Özel, Avrupa’ya da bir çağrıda bulunarak, "Erdoğan’ın yanlışlarını Türkiye Cumhuriyeti vatandaşlarıyla bir tutmayın. 86 milyonu cezalandırmayın" diyerek, AB’nin Türkiye’ye bakış açısında ayrım yapması gerektiğini belirtti. Mevcut dünya konjonktürünün hem Avrupa hem de Türkiye açısından yeni bir iş birliği sürecini zorunlu kıldığını vurgulayan Özel, Türkiye’nin ekonomik kalkınması, demokratik reformları ve gençlerin, işçilerin, iş insanlarının yaşadığı sorunların çözümü için vize serbestisi dahil olmak üzere birçok alanda ilerleme sağlanması gerektiğini söyledi.
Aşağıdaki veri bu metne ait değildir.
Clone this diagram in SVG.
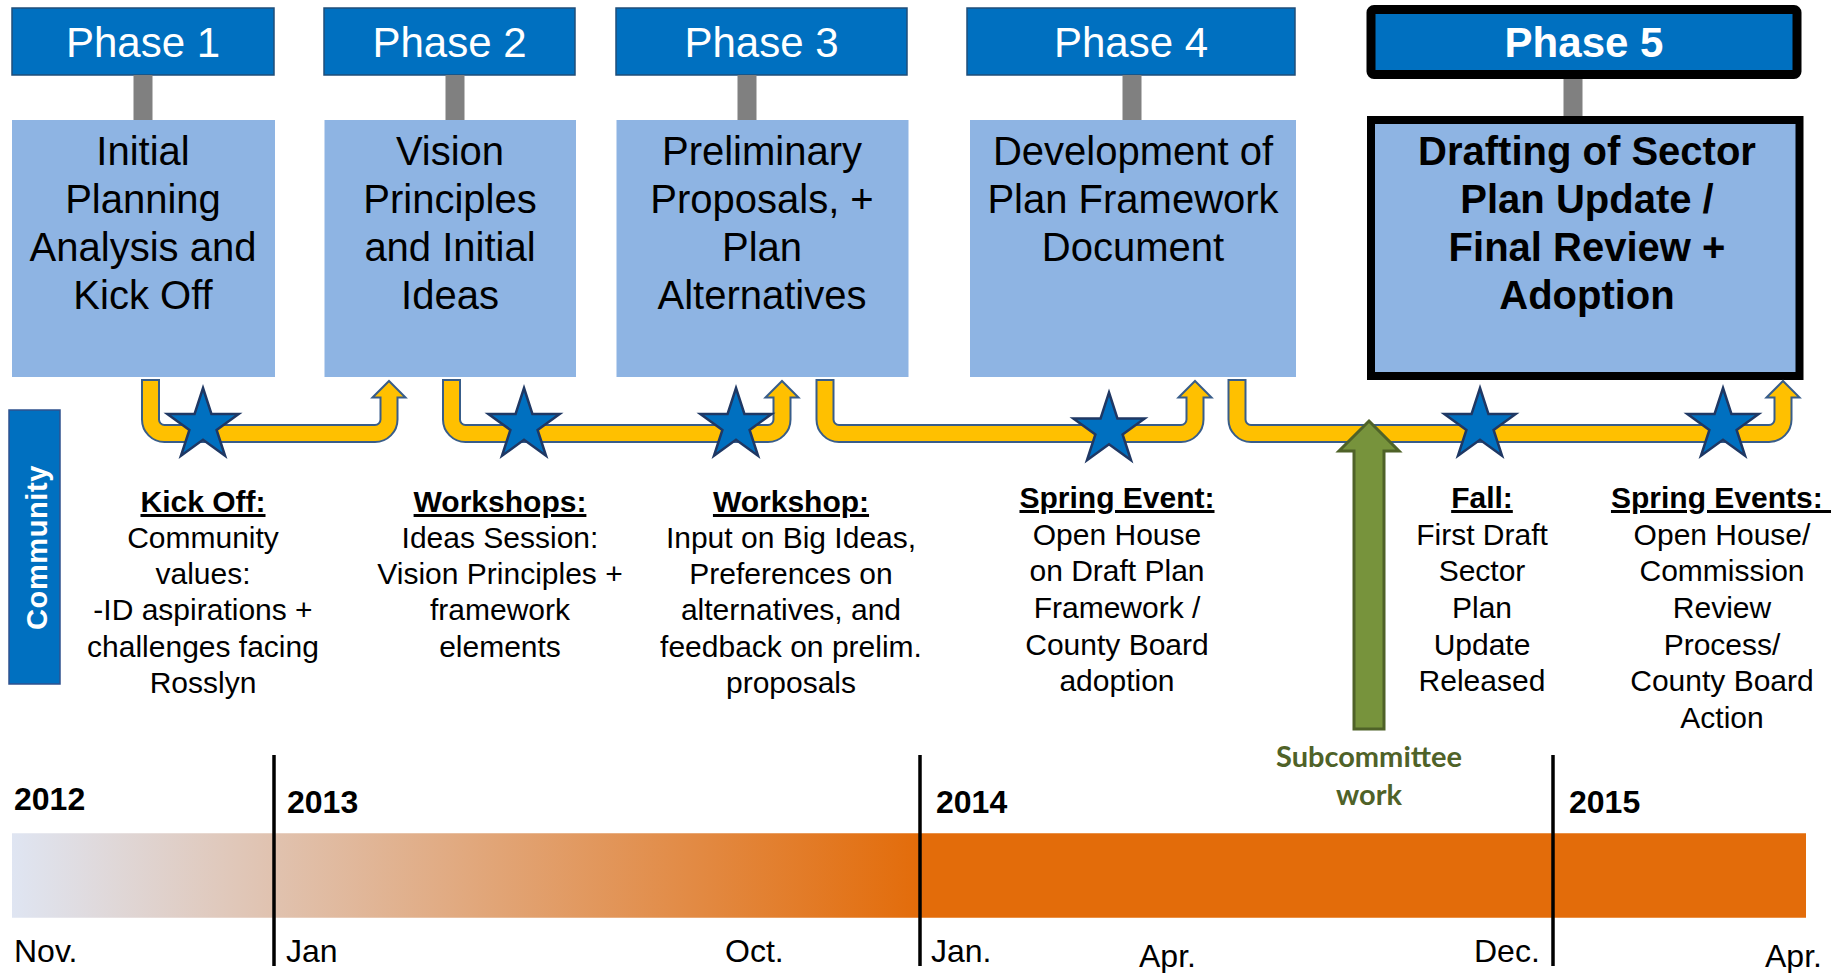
<svg xmlns="http://www.w3.org/2000/svg" width="1835" height="973" viewBox="0 0 1835 973">
<style>
.hdr{fill:#0070C0;stroke:#1F4E79;stroke-width:1.5}
.box{fill:#8EB4E3}
.stem{fill:#808080}
.ht{font-family:"Liberation Sans",Arial,sans-serif;font-size:42px;fill:#fff;text-anchor:middle}
.bt{font-family:"Liberation Sans",Arial,sans-serif;font-size:40px;fill:#000;text-anchor:middle}
.dt{font-family:"Liberation Sans",Arial,sans-serif;font-size:30px;fill:#000;text-anchor:middle}
.dh{font-weight:bold;text-decoration:underline}
.yr{font-family:"Liberation Sans",Arial,sans-serif;font-size:32px;font-weight:bold;fill:#000}
.mo{font-family:"Liberation Sans",Arial,sans-serif;font-size:32px;fill:#000}
.ao{fill:none;stroke:#385D8A;stroke-width:19}
.ay{fill:none;stroke:#FFC000;stroke-width:15}
.ah{fill:#FFC000;stroke:#385D8A;stroke-width:2}
.star{fill:#0070C0;stroke:#1F3864;stroke-width:2.5;stroke-linejoin:miter}
.vl{stroke:#000;stroke-width:3.5}
</style>
<defs>
<path id="star" d="M0,-37.5 L8.41,-11.57 L35.66,-11.59 L13.6,4.42 L22.04,30.34 L0,14.3 L-22.04,30.34 L-13.6,4.42 L-35.66,-11.59 L-8.41,-11.57 Z"/>
<linearGradient id="tl" gradientUnits="userSpaceOnUse" x1="12" y1="0" x2="920" y2="0">
<stop offset="0" stop-color="#DFE5F2"/>
<stop offset="1" stop-color="#E36C0A"/>
</linearGradient>
</defs>
<rect width="1835" height="973" fill="#fff"/>

<g id="phase1">
<rect class="hdr" x="12" y="8" width="262" height="67"/>
<text class="ht" x="143" y="57">Phase 1</text>
<rect class="stem" x="133.5" y="75" width="19" height="45"/>
<rect class="box" x="12" y="120" width="263" height="257"/>
<text class="bt" x="143" y="165">Initial</text>
<text class="bt" x="143" y="213">Planning</text>
<text class="bt" x="143" y="261">Analysis and</text>
<text class="bt" x="143" y="309">Kick Off</text>
</g>
<g id="phase2">
<rect class="hdr" x="324" y="8" width="251" height="67"/>
<text class="ht" x="449.5" y="57">Phase 2</text>
<rect class="stem" x="445.5" y="75" width="19" height="45"/>
<rect class="box" x="324.5" y="120" width="251.5" height="257"/>
<text class="bt" x="450" y="165">Vision</text>
<text class="bt" x="450" y="213">Principles</text>
<text class="bt" x="450" y="261">and Initial</text>
<text class="bt" x="450" y="309">Ideas</text>
</g>
<g id="phase3">
<rect class="hdr" x="616" y="8" width="291" height="67"/>
<text class="ht" x="761.5" y="57">Phase 3</text>
<rect class="stem" x="737.5" y="75" width="19" height="45"/>
<rect class="box" x="616.5" y="120" width="292" height="257"/>
<text class="bt" x="762" y="165">Preliminary</text>
<text class="bt" x="762" y="213">Proposals, +</text>
<text class="bt" x="762" y="261">Plan</text>
<text class="bt" x="762" y="309">Alternatives</text>
</g>
<g id="phase4">
<rect class="hdr" x="967" y="8" width="328" height="67"/>
<text class="ht" x="1131" y="57">Phase 4</text>
<rect class="stem" x="1122.5" y="75" width="19" height="45"/>
<rect class="box" x="970" y="120" width="326" height="257"/>
<text class="bt" x="1133" y="165">Development of</text>
<text class="bt" x="1133" y="213">Plan Framework</text>
<text class="bt" x="1133" y="261">Document</text>
</g>
<g id="phase5">
<rect x="1371" y="9.5" width="426" height="65" rx="3" fill="#0070C0" stroke="#000" stroke-width="9"/>
<text class="ht" x="1584" y="57" font-weight="bold">Phase 5</text>
<rect class="stem" x="1563.5" y="79" width="19" height="37"/>
<rect x="1371" y="120" width="428.5" height="256" fill="#8EB4E3" stroke="#000" stroke-width="8"/>
<text class="bt" x="1587" y="165" font-weight="bold">Drafting of Sector</text>
<text class="bt" x="1587" y="213" font-weight="bold">Plan Update /</text>
<text class="bt" x="1587" y="261" font-weight="bold">Final Review +</text>
<text class="bt" x="1587" y="309" font-weight="bold">Adoption</text>
</g>

<g id="connectors">
<g id="arrow1">
<path class="ao" d="M150.5,379 V419.5 A14,14 0 0 0 164.5,433.5 H375 A14,14 0 0 0 389,419.5 V396"/>
<polygon class="ah" points="372.5,397.5 389,381 405.5,397.5"/>
<path class="ay" d="M150.5,381 V419.5 A14,14 0 0 0 164.5,433.5 H375 A14,14 0 0 0 389,419.5 V394"/>
</g>
<g id="arrow2">
<path class="ao" d="M451.5,379 V419.5 A14,14 0 0 0 465.5,433.5 H768 A14,14 0 0 0 782,419.5 V396"/>
<polygon class="ah" points="765.5,397.5 782,381 798.5,397.5"/>
<path class="ay" d="M451.5,381 V419.5 A14,14 0 0 0 465.5,433.5 H768 A14,14 0 0 0 782,419.5 V394"/>
</g>
<g id="arrow3">
<path class="ao" d="M825,379 V419.5 A14,14 0 0 0 839,433.5 H1181 A14,14 0 0 0 1195,419.5 V396"/>
<polygon class="ah" points="1178.5,397.5 1195,381 1211.5,397.5"/>
<path class="ay" d="M825,381 V419.5 A14,14 0 0 0 839,433.5 H1181 A14,14 0 0 0 1195,419.5 V394"/>
</g>
<g id="arrow4">
<path class="ao" d="M1237,379 V419.5 A14,14 0 0 0 1251,433.5 H1769 A14,14 0 0 0 1783,419.5 V396"/>
<polygon class="ah" points="1766.5,397.5 1783,381 1799.5,397.5"/>
<path class="ay" d="M1237,381 V419.5 A14,14 0 0 0 1251,433.5 H1769 A14,14 0 0 0 1783,419.5 V394"/>
</g>
<polygon id="subcommittee-arrow" points="1369,421 1399,451 1384,451 1384,729 1354,729 1354,451 1339,451" fill="#77933C" stroke="#4F6228" stroke-width="3" stroke-linejoin="miter"/>
</g>

<g id="stars">
<use href="#star" class="star" x="203" y="425.5"/>
<use href="#star" class="star" x="524" y="425.5"/>
<use href="#star" class="star" x="736" y="425.5"/>
<use href="#star" class="star" x="1109" y="430"/>
<use href="#star" class="star" x="1480" y="425.5"/>
<use href="#star" class="star" x="1723" y="425.5"/>
</g>

<g id="community">
<rect x="9" y="410" width="51" height="274" fill="#0070C0" stroke="#2F528F" stroke-width="1.5"/>
<text transform="translate(46.5,547.5) rotate(-90)" x="0" y="0" text-anchor="middle" font-family="Liberation Sans, Arial, sans-serif" font-size="29" font-weight="bold" fill="#fff" letter-spacing="0.6">Community</text>
</g>

<g id="event1">
<text class="dt dh" x="203" y="512">Kick Off:</text>
<text class="dt" x="203" y="548">Community</text>
<text class="dt" x="203" y="584">values:</text>
<text class="dt" x="203" y="620">-ID aspirations +</text>
<text class="dt" x="203" y="657">challenges facing</text>
<text class="dt" x="203" y="693">Rosslyn</text>
</g>
<g id="event2">
<text class="dt dh" x="500" y="512">Workshops:</text>
<text class="dt" x="500" y="548">Ideas Session:</text>
<text class="dt" x="500" y="584">Vision Principles +</text>
<text class="dt" x="500" y="620">framework</text>
<text class="dt" x="500" y="657">elements</text>
</g>
<g id="event3">
<text class="dt dh" x="791" y="512">Workshop:</text>
<text class="dt" x="791" y="548">Input on Big Ideas,</text>
<text class="dt" x="791" y="584">Preferences on</text>
<text class="dt" x="791" y="620">alternatives, and</text>
<text class="dt" x="791" y="657">feedback on prelim.</text>
<text class="dt" x="791" y="693">proposals</text>
</g>
<g id="event4">
<text class="dt dh" x="1117" y="508">Spring Event:</text>
<text class="dt" x="1117" y="545">Open House</text>
<text class="dt" x="1117" y="581">on Draft Plan</text>
<text class="dt" x="1117" y="618">Framework /</text>
<text class="dt" x="1117" y="655">County Board</text>
<text class="dt" x="1117" y="691">adoption</text>
</g>
<g id="event5">
<text class="dt dh" x="1482" y="508">Fall:</text>
<text class="dt" x="1482" y="545">First Draft</text>
<text class="dt" x="1482" y="581">Sector</text>
<text class="dt" x="1482" y="618">Plan</text>
<text class="dt" x="1482" y="655">Update</text>
<text class="dt" x="1482" y="691">Released</text>
</g>
<g id="event6">
<text class="dt dh" x="1721" y="508" style="white-space:pre">Spring Events: </text>
<text class="dt" x="1722" y="545">Open House/</text>
<text class="dt" x="1722" y="581">Commission</text>
<text class="dt" x="1722" y="618">Review</text>
<text class="dt" x="1722" y="655">Process/</text>
<text class="dt" x="1722" y="691">County Board</text>
<text class="dt" x="1722" y="728">Action</text>
</g>

<g id="subcommittee-label" font-family="Lato, 'Open Sans', sans-serif" font-weight="bold" font-size="29" fill="#4F6228" text-anchor="middle">
<text x="1369" y="767">Subcommittee</text>
<text x="1369" y="805">work</text>
</g>

<g id="timeline">
<rect x="12" y="833" width="909" height="85" fill="url(#tl)"/>
<rect x="920" y="833" width="886" height="85" fill="#E36C0A"/>
<line x1="12" y1="833" x2="1806" y2="833" stroke="#fff" stroke-opacity="0.5" stroke-width="1"/>
<line x1="12" y1="918" x2="1806" y2="918" stroke="#fff" stroke-opacity="0.5" stroke-width="1"/>
<line class="vl" x1="274" y1="755" x2="274" y2="966"/>
<line class="vl" x1="920" y1="755" x2="920" y2="966"/>
<line class="vl" x1="1553" y1="755" x2="1553" y2="966"/>
<text class="yr" x="14" y="810">2012</text>
<text class="yr" x="287" y="813">2013</text>
<text class="yr" x="936" y="813">2014</text>
<text class="yr" x="1569" y="813">2015</text>
<text class="mo" x="14" y="962">Nov.</text>
<text class="mo" x="286" y="962">Jan</text>
<text class="mo" x="725" y="962">Oct.</text>
<text class="mo" x="931" y="962">Jan.</text>
<text class="mo" x="1139" y="967">Apr.</text>
<text class="mo" x="1474" y="962">Dec.</text>
<text class="mo" x="1765" y="967">Apr.</text>
</g>
</svg>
Erdoğan’ın son dönemde Türkiye-AB ilişkilerini doğru bir yerden tarif ettiğini ve bunu önemsediklerini belirten Özel, ancak "Türkiye, Avrupa standartlarında bir demokrasiye kavuşmadan, AB’ye tam üyelik hedefinden saparak sığınmacı anlaşmaları, genişletilmiş Gümrük Birliği Anlaşmaları veya ayrıcalıklı statülerle oyalanamaz" dedi. Özel, CHP’nin iktidarında Türkiye’nin hedefinin net bir şekilde Avrupa Birliği’ne tam üyelik olacağını vurguladı ve bu hedefin Mustafa Kemal Atatürk’ün gösterdiği çağdaş uygarlık yolu olduğunu belirtti.

Türkiye’nin demokratikleşmesi için CHP’nin yoğun bir çalışma yürüttüğünü ifade eden Özel, TBMM’de 7’si hukukçu olmak üzere 10 milletvekilinden oluşan bir ekibin, Türkiye’yi Avrupa ve dünya standartlarında bir demokrasiye kavuşturacak reformları hazırladığını duyurdu. Bu noktada, "Eğer gerçekten demokratikleşme istiyorsanız, biz varız. Adalet ve Kalkınma Partisi, Milliyetçi Hareket Partisi, DEM Parti ve diğer muhalefet partileri; eğer Kürt sorununun çözülmesini istiyorsanız, çözüm demokratikleşmededir. Buyurun, biz buradayız" diyerek siyasi partilere çağrıda bulundu.

"GELİN, SEÇİN, TARİHE GEÇİN"

Son olarak, CHP’nin iç demokrasisine ve parti içi katılımcılığa verdiği önemi vurgulayan Özel, 23 Mart’ta yapılacak ön seçimi bir demokrasi şöleni olarak gördüklerini belirtti. "Bu, bu yılın ilk sandığıdır ama son sandığı olmayacaktır" diyerek, halkın iradesine verdikleri önemi vurguladı. Tek adam rejimlerinin sandıkla sona ereceğini belirten Özel, "Dünyada baskıcı rejimler nasıl milyonların meydanlara çıkmasıyla değişiyorsa, Türkiye’nin de baharı 23 Mart’ta başlayacak. Gelin, seçin, tarihe geçin" diyerek partililere ve halka çağrıda bulundu.

Özel, sözlerini "Türkiye'nin baharı için, demokratik mücadeleyle tek adam rejimini sona erdirmek için 1 milyon 700 bin üyemizi sandık başına bekliyorum. Güç sende. Sana inanıyoruz, sana güveniyoruz. Her şeyin çaresi sandıktadır. Yolumuz açık olsun!" diyerek tamamladı.